* _WHAT IS REQUIRED_
Pictures do not belong in the copy; quote every entry below exactly.

(Rows from a dataset of charts and code)
-=-=-
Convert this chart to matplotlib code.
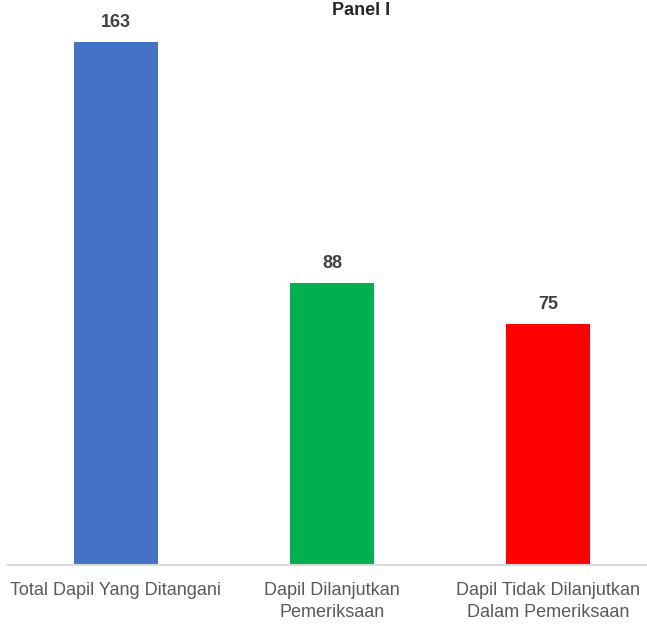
import matplotlib.pyplot as plt

categories = ['Total Dapil Yang Ditangani', 'Dapil Dilanjutkan\nPemeriksaan',
              'Dapil Tidak Dilanjutkan\nDalam Pemeriksaan']
values = [163, 88, 75]
colors = ['#4472c4', '#00b050', '#ff0000']

plt.rcParams['font.family'] = ['Liberation Sans', 'DejaVu Sans']

fig = plt.figure(figsize=(6.47, 6.27), dpi=100)
ax = fig.add_axes([8 / 647, 62 / 627, 639 / 647, 523 / 627])

x = range(len(values))
bars = ax.bar(x, values, width=0.39, color=colors)
for b, v in zip(bars, values):
    ax.annotate(str(v), (b.get_x() + b.get_width() / 2, v), xytext=(0, 8),
                textcoords='offset points', ha='center', va='bottom',
                fontsize=13, fontweight='bold', color='#404040')

ax.set_xlim(-0.5, 639 / 216 - 0.5)
ax.set_ylim(0, 163)
ax.set_xticks(list(x))
ax.set_xticklabels(categories, fontsize=13, color='#595959', linespacing=1.4)
ax.tick_params(axis='x', length=0, pad=12)
ax.set_yticks([])
for s in ['top', 'right', 'left']:
    ax.spines[s].set_visible(False)
ax.spines['bottom'].set_color('#d9d9d9')
ax.spines['bottom'].set_linewidth(1.5)

# title sits at the very top edge, as in the source
fig.text(361 / 647, 1.0 - 2 / 627, 'Panel I', ha='center', va='top',
         fontsize=13, fontweight='bold', color='#262626')

fig.savefig('out.png', dpi=100)
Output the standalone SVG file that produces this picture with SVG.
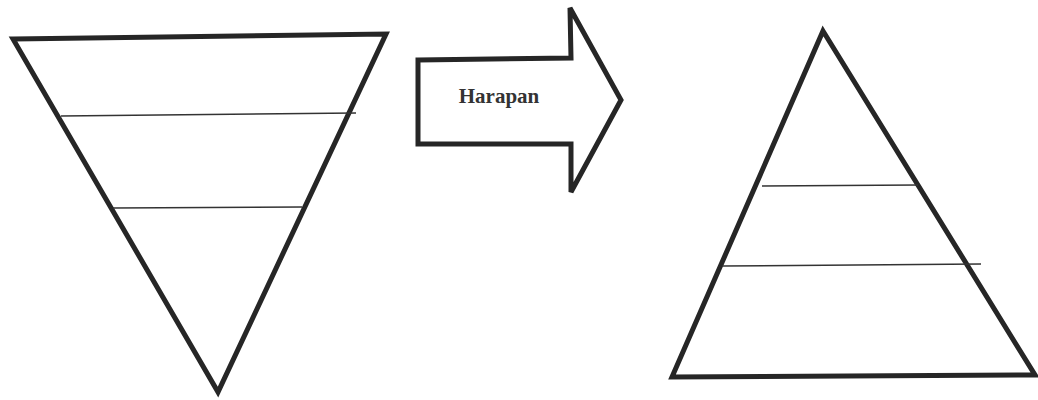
<svg xmlns="http://www.w3.org/2000/svg" width="1038" height="400" viewBox="0 0 1038 400">
  <style>
    .outline { fill: none; stroke: #262626; stroke-width: 5; stroke-linejoin: miter; }
    .tier { stroke: #333; stroke-width: 1.6; }
    .label { font-family: "Liberation Serif", "Times New Roman", serif; font-weight: bold; font-size: 21px; fill: #333; }
  </style>
  <rect width="1038" height="400" fill="#fff"/>

  <!-- inverted pyramid -->
  <g id="inverted-pyramid">
    <polygon class="outline" points="13,39 386,34 218,392"/>
    <line class="tier" x1="61" y1="116" x2="356" y2="113"/>
    <line class="tier" x1="113" y1="208" x2="302" y2="207"/>
  </g>

  <!-- arrow labelled Harapan -->
  <g id="arrow-harapan">
    <polygon class="outline" points="418,60 571,58 570,8 621,100 571,192 571,144 418,144"/>
    <text class="label" x="499" y="103" text-anchor="middle">Harapan</text>
  </g>

  <!-- upright pyramid -->
  <g id="upright-pyramid">
    <polygon class="outline" points="823,31 1035,375 672,377"/>
    <line class="tier" x1="762" y1="186" x2="918" y2="185"/>
    <line class="tier" x1="722" y1="266" x2="981" y2="264"/>
  </g>
</svg>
-=-=-
* _FULL ANSWER_
Convert this chart to matplotlib code.
import matplotlib.pyplot as plt

categories = ['Total Dapil Yang Ditangani', 'Dapil Dilanjutkan\nPemeriksaan',
              'Dapil Tidak Dilanjutkan\nDalam Pemeriksaan']
values = [163, 88, 75]
colors = ['#4472c4', '#00b050', '#ff0000']

plt.rcParams['font.family'] = ['Liberation Sans', 'DejaVu Sans']

fig = plt.figure(figsize=(6.47, 6.27), dpi=100)
ax = fig.add_axes([8 / 647, 62 / 627, 639 / 647, 523 / 627])

x = range(len(values))
bars = ax.bar(x, values, width=0.39, color=colors)
for b, v in zip(bars, values):
    ax.annotate(str(v), (b.get_x() + b.get_width() / 2, v), xytext=(0, 8),
                textcoords='offset points', ha='center', va='bottom',
                fontsize=13, fontweight='bold', color='#404040')

ax.set_xlim(-0.5, 639 / 216 - 0.5)
ax.set_ylim(0, 163)
ax.set_xticks(list(x))
ax.set_xticklabels(categories, fontsize=13, color='#595959', linespacing=1.4)
ax.tick_params(axis='x', length=0, pad=12)
ax.set_yticks([])
for s in ['top', 'right', 'left']:
    ax.spines[s].set_visible(False)
ax.spines['bottom'].set_color('#d9d9d9')
ax.spines['bottom'].set_linewidth(1.5)

# title sits at the very top edge, as in the source
fig.text(361 / 647, 1.0 - 2 / 627, 'Panel I', ha='center', va='top',
         fontsize=13, fontweight='bold', color='#262626')

fig.savefig('out.png', dpi=100)
Output the standalone SVG file that produces this picture with SVG.
<svg xmlns="http://www.w3.org/2000/svg" width="1038" height="400" viewBox="0 0 1038 400">
  <style>
    .outline { fill: none; stroke: #262626; stroke-width: 5; stroke-linejoin: miter; }
    .tier { stroke: #333; stroke-width: 1.6; }
    .label { font-family: "Liberation Serif", "Times New Roman", serif; font-weight: bold; font-size: 21px; fill: #333; }
  </style>
  <rect width="1038" height="400" fill="#fff"/>

  <!-- inverted pyramid -->
  <g id="inverted-pyramid">
    <polygon class="outline" points="13,39 386,34 218,392"/>
    <line class="tier" x1="61" y1="116" x2="356" y2="113"/>
    <line class="tier" x1="113" y1="208" x2="302" y2="207"/>
  </g>

  <!-- arrow labelled Harapan -->
  <g id="arrow-harapan">
    <polygon class="outline" points="418,60 571,58 570,8 621,100 571,192 571,144 418,144"/>
    <text class="label" x="499" y="103" text-anchor="middle">Harapan</text>
  </g>

  <!-- upright pyramid -->
  <g id="upright-pyramid">
    <polygon class="outline" points="823,31 1035,375 672,377"/>
    <line class="tier" x1="762" y1="186" x2="918" y2="185"/>
    <line class="tier" x1="722" y1="266" x2="981" y2="264"/>
  </g>
</svg>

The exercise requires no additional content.